- RECORDED DATA:
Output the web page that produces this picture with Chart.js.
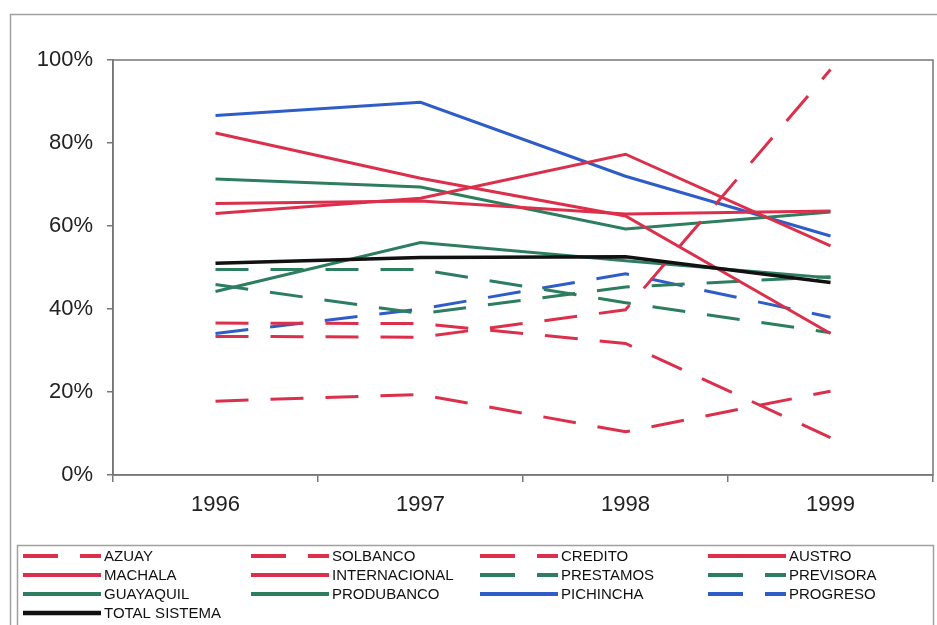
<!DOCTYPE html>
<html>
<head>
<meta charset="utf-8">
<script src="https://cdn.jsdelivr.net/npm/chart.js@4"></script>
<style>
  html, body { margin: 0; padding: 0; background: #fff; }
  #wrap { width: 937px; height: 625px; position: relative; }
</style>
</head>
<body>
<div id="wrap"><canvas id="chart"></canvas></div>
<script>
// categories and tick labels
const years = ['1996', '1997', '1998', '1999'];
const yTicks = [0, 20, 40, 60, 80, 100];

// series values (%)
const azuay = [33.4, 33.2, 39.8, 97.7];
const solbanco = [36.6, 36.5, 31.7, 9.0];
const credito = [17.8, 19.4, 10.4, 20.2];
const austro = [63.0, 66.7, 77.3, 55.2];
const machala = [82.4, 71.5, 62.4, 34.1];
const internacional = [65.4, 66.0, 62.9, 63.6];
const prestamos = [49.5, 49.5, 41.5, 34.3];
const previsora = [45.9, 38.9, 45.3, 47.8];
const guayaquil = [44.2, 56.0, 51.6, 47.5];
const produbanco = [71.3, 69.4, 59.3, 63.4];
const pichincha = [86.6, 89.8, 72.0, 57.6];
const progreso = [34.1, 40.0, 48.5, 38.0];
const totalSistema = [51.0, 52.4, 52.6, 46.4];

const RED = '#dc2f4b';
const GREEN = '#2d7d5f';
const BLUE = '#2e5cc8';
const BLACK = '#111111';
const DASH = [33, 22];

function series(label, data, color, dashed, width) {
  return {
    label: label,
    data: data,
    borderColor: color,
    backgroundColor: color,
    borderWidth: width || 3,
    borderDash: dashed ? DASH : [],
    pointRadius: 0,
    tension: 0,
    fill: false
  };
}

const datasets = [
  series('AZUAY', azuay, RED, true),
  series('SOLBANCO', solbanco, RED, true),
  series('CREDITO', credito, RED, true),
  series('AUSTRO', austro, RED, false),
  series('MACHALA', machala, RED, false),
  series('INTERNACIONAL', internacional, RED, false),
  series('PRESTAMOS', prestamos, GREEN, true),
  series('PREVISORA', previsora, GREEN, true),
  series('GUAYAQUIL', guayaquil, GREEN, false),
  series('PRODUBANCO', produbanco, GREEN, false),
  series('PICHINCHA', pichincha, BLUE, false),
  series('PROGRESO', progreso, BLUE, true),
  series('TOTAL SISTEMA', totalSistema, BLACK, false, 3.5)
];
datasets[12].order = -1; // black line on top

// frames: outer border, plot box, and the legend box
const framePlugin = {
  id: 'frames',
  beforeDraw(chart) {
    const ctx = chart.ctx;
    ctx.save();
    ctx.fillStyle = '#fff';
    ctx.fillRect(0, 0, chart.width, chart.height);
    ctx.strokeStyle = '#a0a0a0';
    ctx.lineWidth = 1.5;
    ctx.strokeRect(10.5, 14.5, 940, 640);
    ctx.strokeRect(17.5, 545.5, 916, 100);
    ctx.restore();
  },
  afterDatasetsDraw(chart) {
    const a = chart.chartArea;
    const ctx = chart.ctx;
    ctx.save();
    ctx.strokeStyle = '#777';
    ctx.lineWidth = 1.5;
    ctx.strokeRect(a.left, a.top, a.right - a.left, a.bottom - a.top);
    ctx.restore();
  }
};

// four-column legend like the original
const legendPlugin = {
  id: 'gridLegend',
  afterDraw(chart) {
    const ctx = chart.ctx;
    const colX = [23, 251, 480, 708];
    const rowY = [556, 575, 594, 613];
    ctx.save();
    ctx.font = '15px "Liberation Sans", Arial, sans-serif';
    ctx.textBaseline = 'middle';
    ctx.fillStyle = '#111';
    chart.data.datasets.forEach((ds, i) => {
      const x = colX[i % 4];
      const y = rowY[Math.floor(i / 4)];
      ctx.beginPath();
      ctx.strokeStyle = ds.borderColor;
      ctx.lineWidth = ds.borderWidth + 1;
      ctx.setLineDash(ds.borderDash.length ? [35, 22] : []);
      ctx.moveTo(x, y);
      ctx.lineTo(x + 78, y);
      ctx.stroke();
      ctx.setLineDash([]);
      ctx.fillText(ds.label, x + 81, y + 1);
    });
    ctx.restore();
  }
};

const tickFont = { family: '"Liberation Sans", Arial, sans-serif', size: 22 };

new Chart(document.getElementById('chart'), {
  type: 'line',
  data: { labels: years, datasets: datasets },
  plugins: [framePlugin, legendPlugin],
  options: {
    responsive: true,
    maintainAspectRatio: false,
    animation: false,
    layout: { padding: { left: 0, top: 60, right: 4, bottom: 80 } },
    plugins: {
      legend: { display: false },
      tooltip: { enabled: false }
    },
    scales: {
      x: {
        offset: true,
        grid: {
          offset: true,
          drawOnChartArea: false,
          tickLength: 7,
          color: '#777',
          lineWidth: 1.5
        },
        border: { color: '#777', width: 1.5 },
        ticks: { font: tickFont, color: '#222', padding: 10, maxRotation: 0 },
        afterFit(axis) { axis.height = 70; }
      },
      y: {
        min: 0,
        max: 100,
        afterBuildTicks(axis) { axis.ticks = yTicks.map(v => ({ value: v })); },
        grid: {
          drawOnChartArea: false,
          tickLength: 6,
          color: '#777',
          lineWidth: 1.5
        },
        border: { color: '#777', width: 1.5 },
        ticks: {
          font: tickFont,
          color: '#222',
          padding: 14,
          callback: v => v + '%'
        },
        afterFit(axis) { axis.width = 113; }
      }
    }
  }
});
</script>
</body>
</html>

- YOUR TASK:
Pictures excluded, quote all the data above exactly.

- WRITTEN SOLUTION:
Output the web page that produces this picture with Chart.js.
<!DOCTYPE html>
<html>
<head>
<meta charset="utf-8">
<script src="https://cdn.jsdelivr.net/npm/chart.js@4"></script>
<style>
  html, body { margin: 0; padding: 0; background: #fff; }
  #wrap { width: 937px; height: 625px; position: relative; }
</style>
</head>
<body>
<div id="wrap"><canvas id="chart"></canvas></div>
<script>
// categories and tick labels
const years = ['1996', '1997', '1998', '1999'];
const yTicks = [0, 20, 40, 60, 80, 100];

// series values (%)
const azuay = [33.4, 33.2, 39.8, 97.7];
const solbanco = [36.6, 36.5, 31.7, 9.0];
const credito = [17.8, 19.4, 10.4, 20.2];
const austro = [63.0, 66.7, 77.3, 55.2];
const machala = [82.4, 71.5, 62.4, 34.1];
const internacional = [65.4, 66.0, 62.9, 63.6];
const prestamos = [49.5, 49.5, 41.5, 34.3];
const previsora = [45.9, 38.9, 45.3, 47.8];
const guayaquil = [44.2, 56.0, 51.6, 47.5];
const produbanco = [71.3, 69.4, 59.3, 63.4];
const pichincha = [86.6, 89.8, 72.0, 57.6];
const progreso = [34.1, 40.0, 48.5, 38.0];
const totalSistema = [51.0, 52.4, 52.6, 46.4];

const RED = '#dc2f4b';
const GREEN = '#2d7d5f';
const BLUE = '#2e5cc8';
const BLACK = '#111111';
const DASH = [33, 22];

function series(label, data, color, dashed, width) {
  return {
    label: label,
    data: data,
    borderColor: color,
    backgroundColor: color,
    borderWidth: width || 3,
    borderDash: dashed ? DASH : [],
    pointRadius: 0,
    tension: 0,
    fill: false
  };
}

const datasets = [
  series('AZUAY', azuay, RED, true),
  series('SOLBANCO', solbanco, RED, true),
  series('CREDITO', credito, RED, true),
  series('AUSTRO', austro, RED, false),
  series('MACHALA', machala, RED, false),
  series('INTERNACIONAL', internacional, RED, false),
  series('PRESTAMOS', prestamos, GREEN, true),
  series('PREVISORA', previsora, GREEN, true),
  series('GUAYAQUIL', guayaquil, GREEN, false),
  series('PRODUBANCO', produbanco, GREEN, false),
  series('PICHINCHA', pichincha, BLUE, false),
  series('PROGRESO', progreso, BLUE, true),
  series('TOTAL SISTEMA', totalSistema, BLACK, false, 3.5)
];
datasets[12].order = -1; // black line on top

// frames: outer border, plot box, and the legend box
const framePlugin = {
  id: 'frames',
  beforeDraw(chart) {
    const ctx = chart.ctx;
    ctx.save();
    ctx.fillStyle = '#fff';
    ctx.fillRect(0, 0, chart.width, chart.height);
    ctx.strokeStyle = '#a0a0a0';
    ctx.lineWidth = 1.5;
    ctx.strokeRect(10.5, 14.5, 940, 640);
    ctx.strokeRect(17.5, 545.5, 916, 100);
    ctx.restore();
  },
  afterDatasetsDraw(chart) {
    const a = chart.chartArea;
    const ctx = chart.ctx;
    ctx.save();
    ctx.strokeStyle = '#777';
    ctx.lineWidth = 1.5;
    ctx.strokeRect(a.left, a.top, a.right - a.left, a.bottom - a.top);
    ctx.restore();
  }
};

// four-column legend like the original
const legendPlugin = {
  id: 'gridLegend',
  afterDraw(chart) {
    const ctx = chart.ctx;
    const colX = [23, 251, 480, 708];
    const rowY = [556, 575, 594, 613];
    ctx.save();
    ctx.font = '15px "Liberation Sans", Arial, sans-serif';
    ctx.textBaseline = 'middle';
    ctx.fillStyle = '#111';
    chart.data.datasets.forEach((ds, i) => {
      const x = colX[i % 4];
      const y = rowY[Math.floor(i / 4)];
      ctx.beginPath();
      ctx.strokeStyle = ds.borderColor;
      ctx.lineWidth = ds.borderWidth + 1;
      ctx.setLineDash(ds.borderDash.length ? [35, 22] : []);
      ctx.moveTo(x, y);
      ctx.lineTo(x + 78, y);
      ctx.stroke();
      ctx.setLineDash([]);
      ctx.fillText(ds.label, x + 81, y + 1);
    });
    ctx.restore();
  }
};

const tickFont = { family: '"Liberation Sans", Arial, sans-serif', size: 22 };

new Chart(document.getElementById('chart'), {
  type: 'line',
  data: { labels: years, datasets: datasets },
  plugins: [framePlugin, legendPlugin],
  options: {
    responsive: true,
    maintainAspectRatio: false,
    animation: false,
    layout: { padding: { left: 0, top: 60, right: 4, bottom: 80 } },
    plugins: {
      legend: { display: false },
      tooltip: { enabled: false }
    },
    scales: {
      x: {
        offset: true,
        grid: {
          offset: true,
          drawOnChartArea: false,
          tickLength: 7,
          color: '#777',
          lineWidth: 1.5
        },
        border: { color: '#777', width: 1.5 },
        ticks: { font: tickFont, color: '#222', padding: 10, maxRotation: 0 },
        afterFit(axis) { axis.height = 70; }
      },
      y: {
        min: 0,
        max: 100,
        afterBuildTicks(axis) { axis.ticks = yTicks.map(v => ({ value: v })); },
        grid: {
          drawOnChartArea: false,
          tickLength: 6,
          color: '#777',
          lineWidth: 1.5
        },
        border: { color: '#777', width: 1.5 },
        ticks: {
          font: tickFont,
          color: '#222',
          padding: 14,
          callback: v => v + '%'
        },
        afterFit(axis) { axis.width = 113; }
      }
    }
  }
});
</script>
</body>
</html>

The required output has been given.